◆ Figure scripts
━━━
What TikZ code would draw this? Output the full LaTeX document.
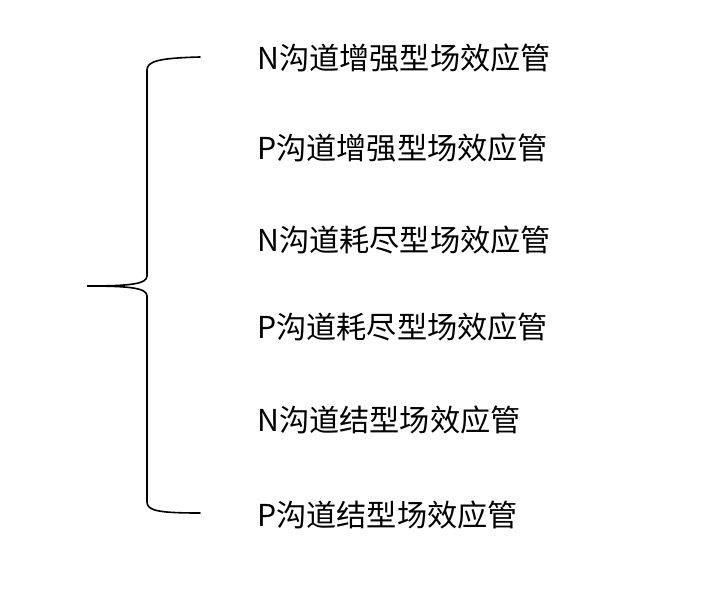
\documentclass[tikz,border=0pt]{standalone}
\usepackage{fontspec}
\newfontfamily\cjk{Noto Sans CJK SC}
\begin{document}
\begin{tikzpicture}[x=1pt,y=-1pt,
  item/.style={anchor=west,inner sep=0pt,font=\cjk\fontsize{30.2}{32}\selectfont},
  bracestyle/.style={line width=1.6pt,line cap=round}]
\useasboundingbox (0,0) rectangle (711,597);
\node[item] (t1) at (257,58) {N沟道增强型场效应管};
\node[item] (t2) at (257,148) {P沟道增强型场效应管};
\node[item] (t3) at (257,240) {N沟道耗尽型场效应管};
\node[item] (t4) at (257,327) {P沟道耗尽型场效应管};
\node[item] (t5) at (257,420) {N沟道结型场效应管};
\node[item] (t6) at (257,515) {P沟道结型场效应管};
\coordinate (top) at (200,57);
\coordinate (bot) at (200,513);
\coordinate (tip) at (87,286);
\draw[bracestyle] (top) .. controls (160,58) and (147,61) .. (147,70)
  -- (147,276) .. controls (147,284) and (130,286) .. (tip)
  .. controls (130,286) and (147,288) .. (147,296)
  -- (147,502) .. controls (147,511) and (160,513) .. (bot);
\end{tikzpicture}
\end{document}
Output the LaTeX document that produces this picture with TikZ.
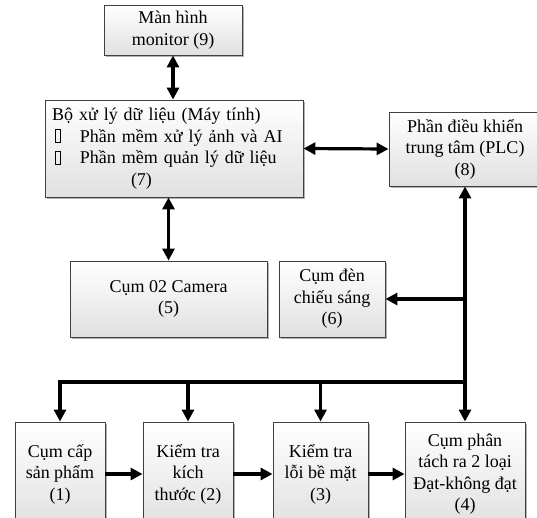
━━━
◆ PROBLEM REQUIREMENTS
Each line above is to be copied verbatim. Drop any image from the copy.

◆ EXERCISE RESULT
What TikZ code would draw this? Output the full LaTeX document.
\documentclass[tikz,border=0pt]{standalone}
\usepackage{fontspec}
\newfontfamily\cjk{Noto Sans CJK SC}
\begin{document}
\begin{tikzpicture}[x=1pt,y=-1pt,
  item/.style={anchor=west,inner sep=0pt,font=\cjk\fontsize{30.2}{32}\selectfont},
  bracestyle/.style={line width=1.6pt,line cap=round}]
\useasboundingbox (0,0) rectangle (711,597);
\node[item] (t1) at (257,58) {N沟道增强型场效应管};
\node[item] (t2) at (257,148) {P沟道增强型场效应管};
\node[item] (t3) at (257,240) {N沟道耗尽型场效应管};
\node[item] (t4) at (257,327) {P沟道耗尽型场效应管};
\node[item] (t5) at (257,420) {N沟道结型场效应管};
\node[item] (t6) at (257,515) {P沟道结型场效应管};
\coordinate (top) at (200,57);
\coordinate (bot) at (200,513);
\coordinate (tip) at (87,286);
\draw[bracestyle] (top) .. controls (160,58) and (147,61) .. (147,70)
  -- (147,276) .. controls (147,284) and (130,286) .. (tip)
  .. controls (130,286) and (147,288) .. (147,296)
  -- (147,502) .. controls (147,511) and (160,513) .. (bot);
\end{tikzpicture}
\end{document}
Output the LaTeX document that produces this picture with TikZ.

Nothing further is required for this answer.